Many people work even harder in Riga, much harder than I do; I am well aware of that. There was even a wave of downshifters after the crisis, leaving cities for more rural environments or reducing their capitalist footprint. Some wanted it because of the workload, some to save money, some - due to misdeeds of the suspicious city council. And I felt I earned the big playday, too.

Meanwhile, my acquaintance Margo, back then a Berlin-based theatre director from Riga, admitted that Latvians really know nothing about the need to downshift. She said that only a few have really become slaves of labour in Latvia, and it's only bigger metropoles that really run on the blood and sweat of those burning out.

riga, capital r, 2009, 2019, empty city, park, uzvaras parks, victory park

It all changed naturally, when I got a job as a civil servant. Now I work set hours "from 9 to 5", no downshifting in the near future (only if I want it), and vacations have become a planned and even mandatory activity. Not yet being able to identify myself with such an option properly it sometimes makes me wonder - what do you do on days off from work? (Don't get me wrong, vacations are still a no-brainer here like in any other country).

What interested me more, was to find a convincing answer from my friends and acquaintances that we really have a slightly specific way on how to get along with the city when on a summer holiday. Especially, when a big part of it is keeping off the streets.
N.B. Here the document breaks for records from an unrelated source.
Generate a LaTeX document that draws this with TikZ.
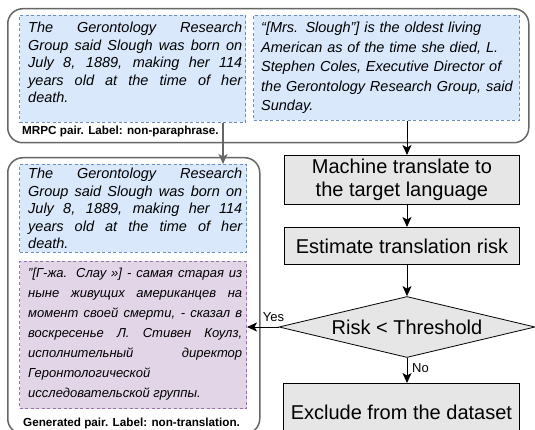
\documentclass[tikz,border=0pt]{standalone}
\usepackage{fontspec}
\setmainfont{Liberation Sans}
\usetikzlibrary{arrows.meta,shapes.geometric}
\definecolor{bluefill}{HTML}{DAE8FC}
\definecolor{bluedraw}{HTML}{6C8EBF}
\definecolor{purfill}{HTML}{E1D5E7}
\definecolor{purdraw}{HTML}{9673A6}
\definecolor{grayfill}{HTML}{E6E6E6}
\definecolor{outergray}{HTML}{666666}
\begin{document}
\begin{tikzpicture}[x=1pt,y=-1pt,
  outerbox/.style={draw=outergray, line width=1.5pt, rounded corners=15pt, fill=white, inner sep=0pt, anchor=north west},
  bluebox/.style={draw=bluedraw, fill=bluefill, dash pattern=on 3pt off 2.5pt, line width=1pt, inner sep=0pt, anchor=north west},
  purbox/.style={draw=purdraw, fill=purfill, dash pattern=on 3pt off 2.5pt, line width=1pt, inner sep=0pt, anchor=north west},
  para/.style={inner sep=0pt, anchor=base west, text width=214pt, align=justify},
  flowbox/.style={draw=black, fill=grayfill, line width=0.8pt, inner sep=0pt, align=center, anchor=north west, font=\fontsize{20}{23}\selectfont},
  capt/.style={font=\fontsize{11.7}{13}\selectfont\bfseries, inner sep=0pt, anchor=west},
  arr/.style={-{Stealth[length=10pt,width=9pt,inset=2.5pt]}, line width=0.9pt},
  garr/.style={-{Stealth[length=10pt,width=9pt,inset=2.5pt]}, draw=outergray, fill=outergray, line width=1.3pt},
  lbl/.style={font=\fontsize{13}{15}\selectfont, inner sep=0pt}
]
\useasboundingbox (0,0) rectangle (535,430);
\clip (0,0) rectangle (535,430);

% outer containers
\node[outerbox, minimum width=521pt, minimum height=134pt] (top) at (7,8) {};
\node[outerbox, minimum width=252pt, minimum height=276pt] (low) at (7,157) {};

% inner boxes
\node[bluebox, minimum width=226pt, minimum height=107pt] (b1) at (19,15) {};
\node[bluebox, minimum width=266pt, minimum height=105pt] (b2) at (253,15) {};
\node[bluebox, minimum width=227pt, minimum height=88pt] (lb) at (19,164) {};
\node[purbox, minimum width=227pt, minimum height=147pt] (pu) at (19,261) {};

% texts
\node[para, font=\fontsize{14.5}{17.5}\selectfont\itshape] (t1) at (28,33)
 {\tolerance=10000 The Gerontology Research\linebreak Group said Slough was born on\linebreak July 8, 1889, making her 114\linebreak years old at the time of her\linebreak death.};
\node[inner sep=0pt, anchor=base west, text width=262pt, align=left, font=\fontsize{14.5}{19.5}\selectfont\itshape] (t2) at (261,33)
 {“[Mrs. Slough”] is the oldest living\\ American as of the time she died, L.\\ Stephen Coles, Executive Director of\\ the Gerontology Research Group, said\\ Sunday.};
\node[para, font=\fontsize{14.5}{17.5}\selectfont\itshape] (t3) at (28,179)
 {\tolerance=10000 The Gerontology Research\linebreak Group said Slough was born on\linebreak July 8, 1889, making her 114\linebreak years old at the time of her\linebreak death.};
\node[para, font=\fontsize{13}{20}\selectfont\itshape] (t4) at (28,277)
 {\tolerance=10000 "[Г-жа. Слау »] - самая старая из\linebreak ныне живущих американцев на\linebreak момент своей смерти, - сказал в\linebreak воскресенье Л. Стивен Коулз,\linebreak исполнительный директор\linebreak Геронтологической\newline исследовательской группы.};

\node[capt] (c1) at (22,131) {MRPC pair. Label: non-paraphrase.};
\node[capt] (c2) at (23,423) {Generated pair. Label: non-translation.};

% flow
\node[flowbox, minimum width=235pt, minimum height=49pt] (mt) at (284,155) {Machine translate to\\the target language};
\node[flowbox, minimum width=235pt, minimum height=37pt] (es) at (284,227) {Estimate translation risk};
\node[diamond, draw=black, fill=grayfill, line width=0.8pt, inner sep=0pt, shape aspect=4.2, minimum width=256pt, minimum height=61pt, font=\fontsize{20}{23}\selectfont] (dia) at (407,327) {Risk < Threshold};
\node[flowbox, minimum width=236pt, minimum height=58pt] (ex) at (283,383) {Exclude from the dataset};

% connectors
\draw[garr] ([xshift=-23pt]b1.south east) -- ([xshift=-23pt]b1.south east |- lb.north);
\draw[arr] (b2.south -| dia.north) -- (mt.north -| dia.north);
\draw[arr] (mt.south -| dia.north) -- (es.north -| dia.north);
\draw[arr] (es.south -| dia.north) -- (dia.north);
\draw[arr] (dia.west) -- (dia.west -| pu.east);
\draw[arr] (dia.south) -- (dia.south |- ex.north);
\node[lbl, anchor=base west] (yes) at ([xshift=-16pt,yshift=6pt]dia.west) {Yes};
\node[lbl, anchor=west] (no) at ([xshift=5pt,yshift=-10pt]dia.south) {No};
\end{tikzpicture}
\end{document}
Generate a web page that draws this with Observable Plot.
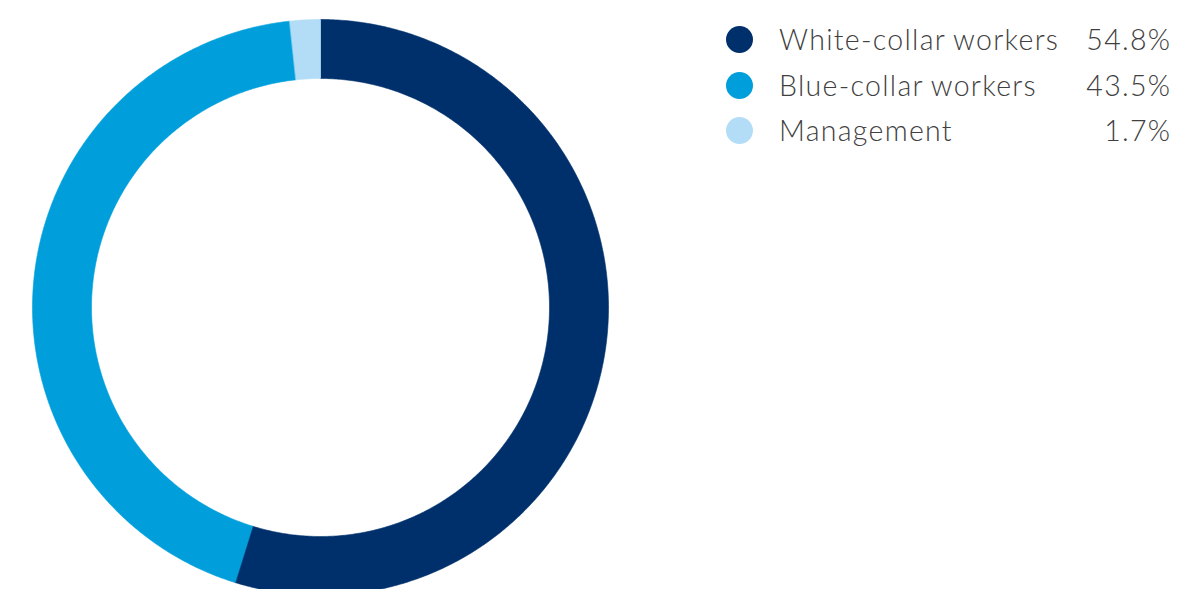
<!DOCTYPE html>
<html>
<head>
<meta charset="utf-8">
<script src="https://cdn.jsdelivr.net/npm/d3@7"></script>
<script src="https://cdn.jsdelivr.net/npm/@observablehq/plot@0.6"></script>
<style>
  html, body { margin: 0; padding: 0; background: #fff; }
  #wrap { position: relative; width: 1178px; height: 589px; overflow: hidden; }
  #chart { position: absolute; left: 0; top: 0; }
  #legend { position: absolute; left: 725px; top: 17px; width: 445px;
            font-family: Lato, "Open Sans", sans-serif; font-weight: 300; font-size: 28.5px; color: #404040;
            letter-spacing: 1.3px; }
  .row { position: relative; height: 45.5px; line-height: 45.5px; }
  .sw { position: absolute; left: 1px; top: 9px; width: 27px; height: 27px; border-radius: 50%; }
  .lab { position: absolute; left: 54px; top: 0; white-space: nowrap; word-spacing: -1px; }
  .pct { position: absolute; right: -1.3px; top: 0; white-space: nowrap; }
</style>
</head>
<body>
<div id="wrap">
  <div id="chart"></div>
  <div id="legend"></div>
</div>
<script>
const categories = ["White-collar workers", "Blue-collar workers", "Management"];
const shares = [54.8, 43.5, 1.7];
const colors = ["#00306b", "#009fdc", "#b3ddf7"];

const W = 1178, H = 589;
const cx = 320, cy = 307, R = 288, r0 = 229; // pixel layout of the ring
const inner = r0 / R;

// Build ring-segment outlines in data units (angle clockwise from 12 o'clock)
const total = d3.sum(shares);
const points = [];
let acc = 0;
categories.forEach((cat, i) => {
  const a0 = acc / total * 2 * Math.PI;
  acc += shares[i];
  const a1 = acc / total * 2 * Math.PI;
  const n = Math.max(2, Math.ceil((a1 - a0) / (Math.PI / 360)));
  for (let k = 0; k <= n; k++) {
    const a = a0 + (a1 - a0) * k / n;
    points.push({cat, x: Math.sin(a), y: Math.cos(a)});
  }
  for (let k = n; k >= 0; k--) {
    const a = a0 + (a1 - a0) * k / n;
    points.push({cat, x: inner * Math.sin(a), y: inner * Math.cos(a)});
  }
});

const plot = Plot.plot({
  width: W, height: H,
  margin: 0,
  x: {domain: [-cx / R, (W - cx) / R], axis: null},
  y: {domain: [-(H - cy) / R, cy / R], axis: null},
  color: {domain: categories, range: colors},
  marks: [
    Plot.line(points, {x: "x", y: "y", z: "cat", fill: "cat", stroke: "cat", strokeWidth: 0.6, curve: "linear-closed"})
  ]
});
document.getElementById("chart").appendChild(plot);

const legend = document.getElementById("legend");
categories.forEach((cat, i) => {
  const row = document.createElement("div");
  row.className = "row";
  row.innerHTML = `<span class="sw" style="background:${colors[i]}"></span><span class="lab">${cat}</span><span class="pct">${shares[i].toFixed(1)}%</span>`;
  legend.appendChild(row);
});
</script>
</body>
</html>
So here are a few main scenarios Rigans usually choose when on vacation. Things that explain the emptiness of the city outside Old Town - ten years ago, today and, most likely, ten years from now:
  1. The most Latvian habit is to leave Riga at first chance and be off to the countryside. The funny thing is that a large portion of Rigans are actually from rural areas, have allotment gardens in the periphery of the city. The vacation can be a bummer, the weather shite, the company or family disappointing (again), yet - when it's spent outside the city walls, it feels like it's spent well. Even those who were born in the city have a tendency (or an instinct, or a trend?) to escape to the countryside, and it seems common (mostly) among those born in the Soviet times (e.i. before 1991).
    Those generations are also berry- and mushroom-picking-mad! Whenever there is a chance of any gifts of the forest, we are on it. Finally, Latvia is also famous for its cemetery traditions and events, and visiting the family gravesite is a mandatory duty to many. So, this all forms the top reason Riga's so freaking empty during the warm season. Streets are empty, and the city only blooms around bedtime (constantly postponed because of the long-lasting light). By then many are back from the beach, from picking gifts of nature, from a two-day trip to somewhere, and the city finally becomes alive, at least in the core of Riga;
  2. Another habit is to travel everywhere, mostly to a new place and mostly to a new country. Such activity is very common among younger people. It's good for a while, to see the world and indulge in "out-of-your-comfort-zone" situations, learn and experience (not assume or stereotype) cultural differences. Or it's good to hit a more exotic sea, sun and sand with, possibly, no phone or e-mail coverage (outside Schengen zone is perfect these days).
    But it will take some courage to realize we have come as far as to replicating the same old Western irresponsible traditions that has lead the world to increasing CO2 emissions and a distorted tourism industry and authenticity. One must be very careful in enjoying oneself while not going too far into consumerism. Yes, I do sound like some annoying climate anorak, but "flight shaming" is really taking off these days for a good reason. Thankfully, there are many other means of transport to use in the Eurasian continent, also many travellers in their thirties and early forties have tried backpacking or hitch-hiking pretty often. Campers and #vanlife for Latvians are still not a thing as huge as in the west, although cycling, exclusively or accompanied by car, is a growing market;
  3. Many have a really deep sleep. When you stay at home and hit the sack for days doing nothing but sleeping more and then watching TV shows and eating comfort food you get by slipping to and back the closest shop unnoticed. However, there is no real proof this very much deserved slumber really helps recover some sleepless nights and smother the stress accumulated at work. Maybe ageing is a part of "this is not working", but, regardless, some sleep is always a good plan, and it keeps many Rigans off the streets again;
  4. Work, get married, work again. Turns out that many use their vacation to do what other people do around the world - finish up their personal things. Sort out their freelance duties, fix the apartment, get married or organize a wedding, or even pay the doctors a visit. People here are really not that different from workers elsewhere, and sometimes a week off to pull your personal things together feels ordinary. Some even get crazy and succumb to ennui when worklessness seems to appear ahead.
    It reminds me of a thought by Susan Sontag from "On Photography" that all the Japanese and German tourists in the sixties were such workaholics they could not relax from working even on vacation. Hence the culture of taking pictures. At least you feel like doing something. Are Latvians there already? Not being able to relish holidays fully? You tell me;
  5. Finally, if you are a kid having a summer break, you're most likely away from the city, too. Many of those who attend schools in Riga actually live in the vicinity, not within the city, so most of their days are spent in the outskirts at their family's private property already. Then, many children are either deported to their grand parents' place in the countryside, or enrolled in summer camps that, again, take place away from anything urban. Finally, many teenagers are most likely hanging out at their or friend's den during the day, engaged with the same Netflix, video games, Snapchat or Instagram;
  6. Did I miss anything else?
zemitānu stacija, capital r, riga, empty city

Yes, maybe Latvians know nothing about the real need to downshift. Maybe Latvians are not as economically successful as a few other countries sharing a similar history. And it's not that typical yet for us to be major-level workaholics today. But maybe it's so because many of us have always kept nature and the right to it closer than many others.

Despite that, Latvians still rank high in suicide rates in Europe (also mirroring unhappy lives, despite our passion for nature). But I believe we can still learn from mistakes of many nations that there's nothing wrong to wish for a healthier mental life rather than a fatter wallet.